Le docteur Aloysius Demey (1794-1870)
Les sources d'eau chaude de Saint-Gervais, en Haute-Savoie, situées à 609 m d'altitude, dans la région du Mont Blanc, sont réputées pour leurs qualités médicinales dans le traitement de la goutte et des maladies de la peau.
Lorsqu'elles furent découvertes, en 1806, le propriétaire des terres où elles se situaient, le notaire J.-M. Gontard, en comprit immédiatement l'importance.

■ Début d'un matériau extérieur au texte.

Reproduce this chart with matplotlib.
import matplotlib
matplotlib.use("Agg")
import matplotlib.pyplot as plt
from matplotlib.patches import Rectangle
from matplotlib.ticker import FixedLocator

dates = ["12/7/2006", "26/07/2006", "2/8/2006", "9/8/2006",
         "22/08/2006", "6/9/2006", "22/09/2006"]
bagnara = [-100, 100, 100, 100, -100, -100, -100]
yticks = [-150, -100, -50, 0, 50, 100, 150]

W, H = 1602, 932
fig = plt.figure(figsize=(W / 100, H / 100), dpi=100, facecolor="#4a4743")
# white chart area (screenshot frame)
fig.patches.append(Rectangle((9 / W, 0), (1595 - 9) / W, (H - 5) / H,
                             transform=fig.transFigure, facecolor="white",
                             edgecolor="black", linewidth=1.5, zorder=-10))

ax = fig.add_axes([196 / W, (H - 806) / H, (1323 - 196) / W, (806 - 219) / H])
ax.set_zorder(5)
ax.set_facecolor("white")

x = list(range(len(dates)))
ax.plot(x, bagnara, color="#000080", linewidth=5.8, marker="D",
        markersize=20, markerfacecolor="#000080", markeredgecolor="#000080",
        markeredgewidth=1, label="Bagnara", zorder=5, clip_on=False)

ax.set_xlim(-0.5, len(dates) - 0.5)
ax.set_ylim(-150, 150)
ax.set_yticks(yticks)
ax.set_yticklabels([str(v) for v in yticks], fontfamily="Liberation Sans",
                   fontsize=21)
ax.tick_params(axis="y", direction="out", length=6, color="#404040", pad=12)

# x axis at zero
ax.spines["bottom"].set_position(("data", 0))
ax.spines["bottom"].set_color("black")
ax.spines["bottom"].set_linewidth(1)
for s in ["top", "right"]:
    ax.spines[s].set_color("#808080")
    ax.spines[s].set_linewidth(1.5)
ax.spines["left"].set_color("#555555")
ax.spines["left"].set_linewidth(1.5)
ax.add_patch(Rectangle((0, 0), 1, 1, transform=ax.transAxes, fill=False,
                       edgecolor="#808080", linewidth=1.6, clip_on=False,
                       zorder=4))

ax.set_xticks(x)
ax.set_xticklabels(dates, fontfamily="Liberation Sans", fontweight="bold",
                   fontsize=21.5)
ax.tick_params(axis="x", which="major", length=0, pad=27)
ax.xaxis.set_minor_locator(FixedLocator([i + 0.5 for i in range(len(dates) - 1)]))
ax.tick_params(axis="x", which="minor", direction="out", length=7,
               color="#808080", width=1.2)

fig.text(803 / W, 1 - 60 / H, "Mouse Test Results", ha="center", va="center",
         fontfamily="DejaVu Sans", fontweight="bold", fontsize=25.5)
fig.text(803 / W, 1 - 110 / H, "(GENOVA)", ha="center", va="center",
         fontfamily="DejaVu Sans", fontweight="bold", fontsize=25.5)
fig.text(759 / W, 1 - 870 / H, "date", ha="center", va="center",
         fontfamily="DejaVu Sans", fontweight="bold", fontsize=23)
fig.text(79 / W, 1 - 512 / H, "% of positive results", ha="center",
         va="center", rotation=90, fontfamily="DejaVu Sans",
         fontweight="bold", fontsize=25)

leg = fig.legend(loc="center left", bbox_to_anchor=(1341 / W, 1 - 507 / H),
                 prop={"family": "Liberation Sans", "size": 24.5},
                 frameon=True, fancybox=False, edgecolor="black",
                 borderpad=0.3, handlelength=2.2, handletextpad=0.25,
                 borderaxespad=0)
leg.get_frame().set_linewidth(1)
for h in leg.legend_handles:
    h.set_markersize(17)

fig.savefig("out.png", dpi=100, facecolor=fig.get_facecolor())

Il y conçut un établissement de bains médicaux, qui, de 1815 à 1838, se développeraient au point de devenir le ‘Carlsbad des Alpes’. Ayant atteint l'âge de soixantequatorze ans - son entreprise représentant une charge trop lourde pour lui-, il vendit son établissement au médecin flamand Aloysius Demey, membre de la Faculté de médecine de Paris, qui, jusqu'à la fin de sa vie, consacrerait ses meilleures forces au développement du thermalisme à Saint-Gervais.

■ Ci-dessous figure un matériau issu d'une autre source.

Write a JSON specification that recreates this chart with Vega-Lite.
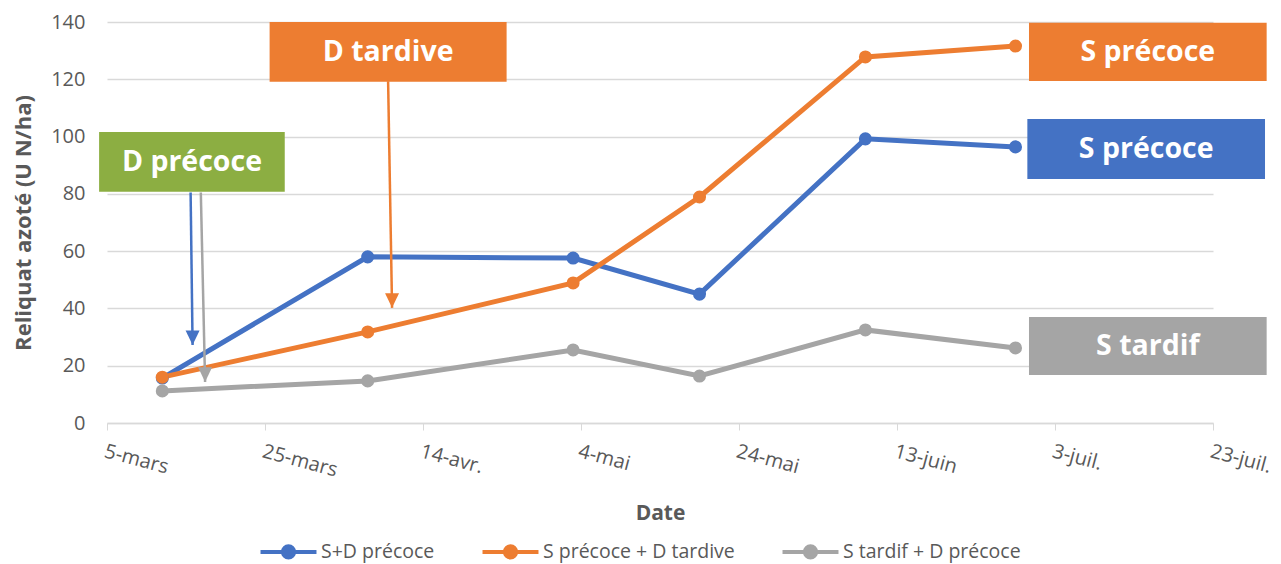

A la Bibliothèque nationale de Paris, il existe une Notice biographique sur le docteur A.F. De Mey, publiée en 1871 sans nom d'auteur; ces quarante-neuf pages constituent un long panégyrique du docteur Demey, qui, toutefois, s'avère peu fiable du point de vue historique.
Ce premier biographe fait naître le docteur Demey à Poperinghe (Flandre-Occidentale) en 1793 et écrit, à ce sujet: ‘De maison noble, ses parents avaient dû, pendant la tourmente révolutionnaire, quitter la France, leur patrie, et chercher un abri à l'étranger dans l'attente de jours meilleurs. Proscrit et ruiné, exposé à la misère, sans fortune et sans amis, son père en avait été réduit à se livrer à une profession industrielle pour subvenir aux besoins de sa famille’. La réalité est quelque peu différente.

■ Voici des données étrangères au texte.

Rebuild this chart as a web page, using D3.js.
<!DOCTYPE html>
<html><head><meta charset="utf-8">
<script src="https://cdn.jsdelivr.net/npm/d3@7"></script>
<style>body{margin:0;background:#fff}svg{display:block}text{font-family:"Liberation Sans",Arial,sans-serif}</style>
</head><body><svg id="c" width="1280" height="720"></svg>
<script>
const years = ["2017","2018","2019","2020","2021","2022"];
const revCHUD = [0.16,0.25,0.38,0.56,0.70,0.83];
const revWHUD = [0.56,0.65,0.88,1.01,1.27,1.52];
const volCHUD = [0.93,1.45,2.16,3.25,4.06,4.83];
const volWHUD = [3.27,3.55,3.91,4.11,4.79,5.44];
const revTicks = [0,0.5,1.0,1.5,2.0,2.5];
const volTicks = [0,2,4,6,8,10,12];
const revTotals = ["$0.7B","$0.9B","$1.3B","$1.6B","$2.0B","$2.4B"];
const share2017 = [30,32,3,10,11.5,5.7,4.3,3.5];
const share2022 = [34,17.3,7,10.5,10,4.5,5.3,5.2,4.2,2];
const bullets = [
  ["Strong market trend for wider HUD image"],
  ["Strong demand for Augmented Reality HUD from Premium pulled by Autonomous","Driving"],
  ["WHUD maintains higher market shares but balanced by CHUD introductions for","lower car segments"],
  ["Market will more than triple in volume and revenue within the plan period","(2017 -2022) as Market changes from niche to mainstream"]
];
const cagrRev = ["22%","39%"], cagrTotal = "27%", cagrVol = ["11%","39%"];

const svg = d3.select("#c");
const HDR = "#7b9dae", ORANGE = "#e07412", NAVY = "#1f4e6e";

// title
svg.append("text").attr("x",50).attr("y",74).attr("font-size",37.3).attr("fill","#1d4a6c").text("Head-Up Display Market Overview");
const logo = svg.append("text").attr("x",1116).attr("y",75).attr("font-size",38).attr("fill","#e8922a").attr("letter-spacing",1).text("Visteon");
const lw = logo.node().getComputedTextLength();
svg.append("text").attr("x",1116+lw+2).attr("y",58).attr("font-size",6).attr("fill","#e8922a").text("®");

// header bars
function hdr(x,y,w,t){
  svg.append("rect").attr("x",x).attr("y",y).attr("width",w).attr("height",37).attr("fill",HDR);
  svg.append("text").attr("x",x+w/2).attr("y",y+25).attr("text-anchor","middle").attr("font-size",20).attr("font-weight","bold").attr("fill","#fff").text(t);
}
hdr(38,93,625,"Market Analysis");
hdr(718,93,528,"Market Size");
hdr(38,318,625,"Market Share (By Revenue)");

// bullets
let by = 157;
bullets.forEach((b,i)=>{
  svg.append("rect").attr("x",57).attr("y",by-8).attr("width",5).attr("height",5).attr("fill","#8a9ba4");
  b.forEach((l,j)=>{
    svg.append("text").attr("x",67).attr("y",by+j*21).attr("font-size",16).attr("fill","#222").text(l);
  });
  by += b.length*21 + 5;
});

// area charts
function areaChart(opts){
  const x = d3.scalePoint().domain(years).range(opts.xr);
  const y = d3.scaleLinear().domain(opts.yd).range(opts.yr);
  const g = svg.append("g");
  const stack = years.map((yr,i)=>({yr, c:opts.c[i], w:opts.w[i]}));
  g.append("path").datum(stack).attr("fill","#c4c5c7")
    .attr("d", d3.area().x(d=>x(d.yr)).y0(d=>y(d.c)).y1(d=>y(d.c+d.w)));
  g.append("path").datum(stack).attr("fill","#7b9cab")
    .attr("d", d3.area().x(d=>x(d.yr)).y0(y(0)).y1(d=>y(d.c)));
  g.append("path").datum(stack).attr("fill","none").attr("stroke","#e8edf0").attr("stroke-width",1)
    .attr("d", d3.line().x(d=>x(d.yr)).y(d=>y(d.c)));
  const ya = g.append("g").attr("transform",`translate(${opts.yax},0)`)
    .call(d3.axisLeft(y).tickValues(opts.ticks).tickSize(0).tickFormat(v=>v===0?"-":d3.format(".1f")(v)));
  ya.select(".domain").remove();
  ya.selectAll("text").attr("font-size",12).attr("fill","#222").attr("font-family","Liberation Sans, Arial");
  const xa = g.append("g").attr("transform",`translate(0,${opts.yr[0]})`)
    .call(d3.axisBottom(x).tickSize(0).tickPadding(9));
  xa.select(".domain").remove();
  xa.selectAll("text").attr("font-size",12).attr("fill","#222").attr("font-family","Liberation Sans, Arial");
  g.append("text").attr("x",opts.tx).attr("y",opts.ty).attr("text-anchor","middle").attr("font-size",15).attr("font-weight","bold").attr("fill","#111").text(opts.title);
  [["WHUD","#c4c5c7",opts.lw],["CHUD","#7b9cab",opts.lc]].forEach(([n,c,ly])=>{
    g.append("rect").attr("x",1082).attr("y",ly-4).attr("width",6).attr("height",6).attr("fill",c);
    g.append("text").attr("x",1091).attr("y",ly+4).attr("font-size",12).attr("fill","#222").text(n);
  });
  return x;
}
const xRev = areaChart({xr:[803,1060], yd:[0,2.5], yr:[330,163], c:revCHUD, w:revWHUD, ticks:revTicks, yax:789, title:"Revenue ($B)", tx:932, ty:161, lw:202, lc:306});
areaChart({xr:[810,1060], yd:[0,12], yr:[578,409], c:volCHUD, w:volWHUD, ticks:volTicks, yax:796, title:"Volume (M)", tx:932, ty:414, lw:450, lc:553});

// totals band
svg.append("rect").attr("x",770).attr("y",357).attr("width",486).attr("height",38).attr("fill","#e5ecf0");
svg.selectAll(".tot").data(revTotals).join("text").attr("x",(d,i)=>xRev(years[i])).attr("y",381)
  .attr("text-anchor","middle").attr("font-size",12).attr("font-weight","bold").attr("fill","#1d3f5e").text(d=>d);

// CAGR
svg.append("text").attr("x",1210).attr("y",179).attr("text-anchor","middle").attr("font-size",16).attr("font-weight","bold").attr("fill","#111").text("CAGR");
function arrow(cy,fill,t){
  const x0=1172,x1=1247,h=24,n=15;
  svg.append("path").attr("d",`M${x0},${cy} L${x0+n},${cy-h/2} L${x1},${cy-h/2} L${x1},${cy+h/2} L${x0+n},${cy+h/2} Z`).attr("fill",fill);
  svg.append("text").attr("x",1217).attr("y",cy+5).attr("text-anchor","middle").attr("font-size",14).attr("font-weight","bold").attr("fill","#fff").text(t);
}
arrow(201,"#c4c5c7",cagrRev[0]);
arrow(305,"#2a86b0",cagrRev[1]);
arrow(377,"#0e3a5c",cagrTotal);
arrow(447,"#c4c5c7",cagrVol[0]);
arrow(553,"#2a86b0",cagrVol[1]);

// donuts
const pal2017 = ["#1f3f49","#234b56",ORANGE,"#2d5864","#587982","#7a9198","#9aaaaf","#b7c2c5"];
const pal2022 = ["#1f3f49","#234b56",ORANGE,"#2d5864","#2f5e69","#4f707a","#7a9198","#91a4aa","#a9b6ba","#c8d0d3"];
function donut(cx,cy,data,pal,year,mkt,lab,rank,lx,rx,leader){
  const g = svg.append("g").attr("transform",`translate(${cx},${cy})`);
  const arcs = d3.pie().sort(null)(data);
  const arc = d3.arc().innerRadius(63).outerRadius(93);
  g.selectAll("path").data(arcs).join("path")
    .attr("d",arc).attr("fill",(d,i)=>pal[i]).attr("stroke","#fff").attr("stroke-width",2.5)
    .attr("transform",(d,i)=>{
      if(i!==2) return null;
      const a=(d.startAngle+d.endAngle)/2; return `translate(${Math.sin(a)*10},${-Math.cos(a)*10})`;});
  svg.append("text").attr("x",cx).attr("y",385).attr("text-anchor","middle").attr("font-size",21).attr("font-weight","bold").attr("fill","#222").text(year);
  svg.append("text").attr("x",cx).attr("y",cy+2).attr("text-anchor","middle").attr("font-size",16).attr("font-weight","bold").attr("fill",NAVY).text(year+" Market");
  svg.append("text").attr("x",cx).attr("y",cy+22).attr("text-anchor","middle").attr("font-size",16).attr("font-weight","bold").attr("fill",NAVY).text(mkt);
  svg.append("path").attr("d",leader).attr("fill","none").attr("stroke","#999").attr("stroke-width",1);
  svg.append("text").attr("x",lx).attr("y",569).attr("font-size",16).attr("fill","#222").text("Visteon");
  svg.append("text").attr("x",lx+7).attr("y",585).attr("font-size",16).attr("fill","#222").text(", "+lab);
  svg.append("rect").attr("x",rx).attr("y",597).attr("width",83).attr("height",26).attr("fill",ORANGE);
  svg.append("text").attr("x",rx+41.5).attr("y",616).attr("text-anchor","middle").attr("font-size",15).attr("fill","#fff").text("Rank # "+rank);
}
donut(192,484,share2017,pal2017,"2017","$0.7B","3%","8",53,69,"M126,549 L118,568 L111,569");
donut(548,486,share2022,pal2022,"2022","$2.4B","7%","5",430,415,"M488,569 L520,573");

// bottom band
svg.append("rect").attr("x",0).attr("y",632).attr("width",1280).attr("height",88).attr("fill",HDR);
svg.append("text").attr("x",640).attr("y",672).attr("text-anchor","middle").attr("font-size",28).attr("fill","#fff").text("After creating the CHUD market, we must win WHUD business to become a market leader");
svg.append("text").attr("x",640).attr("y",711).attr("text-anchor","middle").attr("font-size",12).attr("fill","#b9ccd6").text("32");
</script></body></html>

Originaire de Roesbrugge, mais né à Dixmude
Sur la place du marché de Roesbrugge, un village modeste mais prospère à l'époque des Pays-Bas autrichiens (Belgique), situé sur l'Yser à proximité de la frontière française, habitaient Pieter Demey et son épouse Maria Uzeel, qui était originaire de Bergues (Flandre française). Demey était l'un des quatre bouchers indépendants de ce florissant bourg frontalier, d'où l'on pouvait se rendre quotidiennement à Ypres et à Dunkerque en diligence.
Mais Roesbrugge connut un triste sort à l'époque des guerres révolutionnaires françaises. Le matin du 18 septembre 1793, le général Dominique Vandamme de Cassel y fit barrer les rues par un groupe de cavaliers, fit battre tambour pour réunir les habitants sur la place du marché et donner lecture du jugement que la Convention nationale avait prononcé contre Roesbrugge sur base de sept accusations, parmi lesquelles la résistance et les sermons du curé local contre la République constituaient le délit principal. Selon ce jugement, le village entier devait être incendié sous les yeux des habitants, qui disposaient d'une heure pour prendre les biens les plus indispensables.
Les rues étant barrées par des soldats, nombre d'habitants s'enfuirent, par leur jardin, dans les champs et les prés et parvinrent ainsi jusqu'aux villages voisins, pendant que l'on mettait le feu à pas moins de deux cent quatre-vingt-huit maisons et à la papeterie de Roesbrugge, la seule de Flandre.
Pieter Demey s'enfuit avec son épouse enceinte et sa fille de quelques mois en longeant l'Yser, pour s'arrêter finalement à Dixmude, où naquit, le 23 avril 1794, un fils que l'on baptisa du nom d'Aloysius-Franciscus. C'était donc bien un enfant de réfugiés fuyant la violence guerrière!